The temporal verification layer is the core contribution of this system. A single detection frame does not trigger a behavioral response. Confirmation requires N valid detections over a configurable time window with stable bounding box geometry. This approach is intended to suppress transient false positives without introducing unacceptable response latency.


Detection States

State Description
NO_TARGET No detection present
CANDIDATE Detection present, pending verification
CONFIRMED Detection verified across required frames
LOST Previously confirmed target no longer detected

Patrol Behaviors

Behavior Description
patrol Execute waypoint loop
scan Rotate in place, observe environment
orient_toward_target Rotate to center confirmed target in frame
stop Halt all motor output
emergency_stop Immediate full stop, disable motor driver

Repository Structure

project-aegis/
├── src/aegis/
│   ├── main.py
│   ├── config.py
│   ├── types.py
│   ├── perception/        # camera, detector, tracker
│   ├── verification/      # temporal filter
│   ├── control/           # Python bindings to the Rust control crate
│   └── telemetry/         # logger, mqtt client
├── crates/
│   └── aegis-control/       # Rust: behavior planner + motor driver + e-stop (PyO3)
├── configs/
│   └── default.yaml
├── tests/
├── scripts/
├── systemd/
└── docs/

Setup

1. Flash OS

Ubuntu Server 24.04 LTS (64-bit) via Raspberry Pi Imager.

2. Install dependencies

bash scripts/install_pi_dependencies.sh

3. Configure

Edit configs/default.yaml.
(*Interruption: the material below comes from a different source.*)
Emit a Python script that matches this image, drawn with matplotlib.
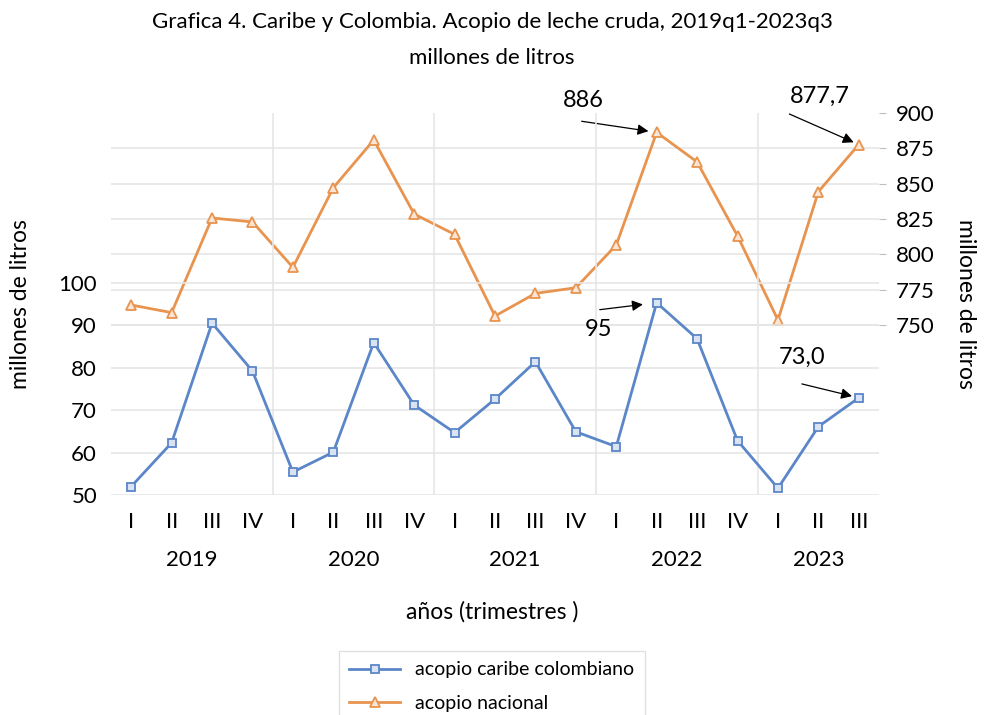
import matplotlib.pyplot as plt
import matplotlib.transforms as mtransforms

plt.rcParams['font.family'] = ['Lato', 'DejaVu Sans']

quarters = ["I", "II", "III", "IV"] * 4 + ["I", "II", "III"]
years = ["2019", "2020", "2021", "2022", "2023"]
caribe = [52.0, 62.3, 90.5, 79.2, 55.4, 60.1, 85.9, 71.2, 64.7, 72.6,
          81.4, 64.9, 61.4, 95.3, 86.8, 62.8, 51.6, 66.1, 72.9]
nacional = [764.3, 758.9, 825.8, 823.0, 790.9, 847.2, 880.9, 828.6, 814.2, 756.5,
            772.5, 776.5, 806.7, 886.3, 865.4, 813.1, 753.7, 844.4, 877.7]
left_ticks = [50, 60, 70, 80, 90, 100]
right_ticks = [750, 775, 800, 825, 850, 875, 900]

blue = "#5B86C8"
orange = "#E8944F"
grid_c = "#E6E6E6"

fig = plt.figure(figsize=(9.84, 7.15), dpi=100)
ax = fig.add_axes([111 / 984, 1 - 495 / 715, 768 / 984, 382 / 715])
ax2 = ax.twinx()

x = list(range(len(caribe)))
ax.set_xlim(-0.5, len(x) - 0.5)
ax.set_ylim(50, 140)
ax2.set_ylim(630, 900)

# gridlines
for v in left_ticks:
    ax.axhline(v, color=grid_c, lw=1.2, zorder=0)
for v in right_ticks[:-1]:
    ax2.axhline(v, color=grid_c, lw=1.2, zorder=0)
for b in [3.5, 7.5, 11.5, 15.5]:
    ax.axvline(b, color=grid_c, lw=1.2, zorder=0)

ax2.plot(x, nacional, color=orange, lw=2.0, marker="^", ms=6.5,
         mfc="#FBE5D6", mec=orange, mew=1.3, label="acopio nacional", zorder=3)
ax.plot(x, caribe, color=blue, lw=2.0, marker="s", ms=5.5,
        mfc="#DAE3F3", mec=blue, mew=1.3, label="acopio caribe colombiano", zorder=3)
ax.set_zorder(ax2.get_zorder() + 1)
ax.patch.set_visible(False)

for a in (ax, ax2):
    for s in a.spines.values():
        s.set_visible(False)

ax.set_yticks(left_ticks)
ax.set_yticklabels([str(v) for v in left_ticks], fontsize=16)
ax.tick_params(axis="y", length=0, pad=10)
ax2.set_yticks(right_ticks)
ax2.set_yticklabels([str(v) for v in right_ticks], fontsize=16)
ax2.tick_params(axis="y", length=5, color="#BFBFBF", pad=7)

ax.set_xticks(x)
ax.set_xticklabels(quarters, fontsize=16)
ax.tick_params(axis="x", length=0, pad=12)

trans = mtransforms.blended_transform_factory(ax.transData, ax.transAxes)
for i, yr in enumerate(years):
    n = 3 if yr == "2023" else 4
    ax.text(4 * i + (n - 1) / 2, -0.17, yr, transform=trans, ha="center",
            va="center", fontsize=16)

ax.set_ylabel("millones de litros", fontsize=16.5, labelpad=20)
ax2.set_ylabel("millones de litros", fontsize=16.5, rotation=270, labelpad=30)
fig.text(0.5, 1 - 612 / 715, "años (trimestres )", ha="center", va="center", fontsize=16.5)

fig.text(0.5, 1 - 22 / 715, "Grafica 4. Caribe y Colombia. Acopio de leche cruda, 2019q1-2023q3",
         ha="center", va="center", fontsize=16)
fig.text(0.5, 1 - 58 / 715, "millones de litros", ha="center", va="center", fontsize=16)

arrow = dict(arrowstyle="-|>", color="black", lw=0.9, mutation_scale=16)
i = nacional.index(max(nacional))
ax2.annotate("", xy=(i, nacional[i]), xytext=(-54, 8), textcoords="offset points",
             arrowprops=dict(arrow, shrinkA=0, shrinkB=6))
ax2.annotate("886", xy=(i, nacional[i]), xytext=(-53, 23), textcoords="offset points",
             ha="center", va="center", fontsize=17)
j = len(x) - 1
ax2.annotate("", xy=(j, nacional[j]), xytext=(-50, 22), textcoords="offset points",
             arrowprops=dict(arrow, shrinkA=0, shrinkB=4))
ax2.annotate("877,7", xy=(j, nacional[j]), xytext=(-28, 35), textcoords="offset points",
             ha="center", va="center", fontsize=17)
k = caribe.index(max(caribe))
ax.annotate("", xy=(k, caribe[k]), xytext=(-41, -5), textcoords="offset points",
            arrowprops=dict(arrow, shrinkA=0, shrinkB=10))
ax.annotate("95", xy=(k, caribe[k]), xytext=(-42, -19), textcoords="offset points",
            ha="center", va="center", fontsize=17)
ax.annotate("", xy=(j, caribe[j]), xytext=(-41, 10), textcoords="offset points",
            arrowprops=dict(arrow, shrinkA=0, shrinkB=5))
ax.annotate("73,0", xy=(j, caribe[j]), xytext=(-41, 29), textcoords="offset points",
            ha="center", va="center", fontsize=17)

h1, l1 = ax.get_legend_handles_labels()
h2, l2 = ax2.get_legend_handles_labels()
leg = fig.legend(h1 + h2, l1 + l2, loc="upper center", bbox_to_anchor=(0.5, 1 - 641 / 715),
                 fontsize=14, frameon=True, fancybox=False, edgecolor="#D9D9D9",
                 handlelength=2.6, borderpad=0.55, labelspacing=0.85)
leg.get_frame().set_linewidth(1.0)

fig.savefig("out.png", dpi=100)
Set simulation_mode: true until hardware is verified.

4. Run

bash scripts/run_aegis.sh

Local development (no Pi)

The pipeline runs anywhere in simulation mode. Build the Rust motor extension into your environment, then run the tests:

pip install -e ".[dev]"
maturin develop -m crates/aegis-control/Cargo.toml   # builds the aegis_control module
PYTHONPATH=src pytest                               # Python suite
cargo test --manifest-path crates/aegis-control/Cargo.toml   # Rust suite

On macOS with a conda/non-framework Python, the cargo test runner needs to find libpython at runtime: DYLD_FALLBACK_LIBRARY_PATH="$(python -c 'import sysconfig;print(sysconfig.get_config_var("LIBDIR"))')" cargo test ...


Configuration

Key parameters in configs/default.yaml:

simulation_mode: true
camera_index: 0
target_class: person
confidence_threshold: 0.55
required_consecutive_frames: 4
max_missed_frames: 8
motor_speed_default: 0.4
telemetry_enabled: true
mqtt_enabled: false
debug: false

Metrics

The following are tracked per session:

  • Detection confidence distribution
  • False positive rate (unverified candidates / total detections)
  • Mean time to confirmation (frames)
  • Inference latency (ms/frame)
  • CPU temperature under load
  • Behavior state transition log

Milestones

  • Ubuntu 24.04 + dependencies installed on Pi 5
  • Camera publishing stable frames
  • Detector running at target FPS
  • Temporal verification filter tested and tuned
  • Motor control verified on hardware
  • Patrol + orient behaviors integrated
  • Full pipeline demo recorded
  • Telemetry log analysis complete

Safety

Motors are disabled by default. The simulation_mode flag must be explicitly set to false in config before any motor output is enabled. Emergency stop is available at all times and takes priority over all other behavior states. Hardware GPIO calls are stubbed until physical pin mapping is confirmed.


Roadmap

  • ROS2 Jazzy integration (Nav2, ros2_control)
  • ONNX Runtime optimized inference
  • GPS-denied dead reckoning via wheel odometry
  • Multi-target tracking
  • MQTT command and control bridge
  • Onboard rosbag-equivalent logging for post-mission replay

License

MIT

About

AEGIS | Autonomous Edge Ground Intelligence System. A lightweight, modular robotics platform for autonomous perimeter patrol and on-device threat detection. Built on Raspberry Pi 5 with Python, OpenCV, and YOLOv8n - no cloud dependency. Designed for low false positive detection using temporal verification.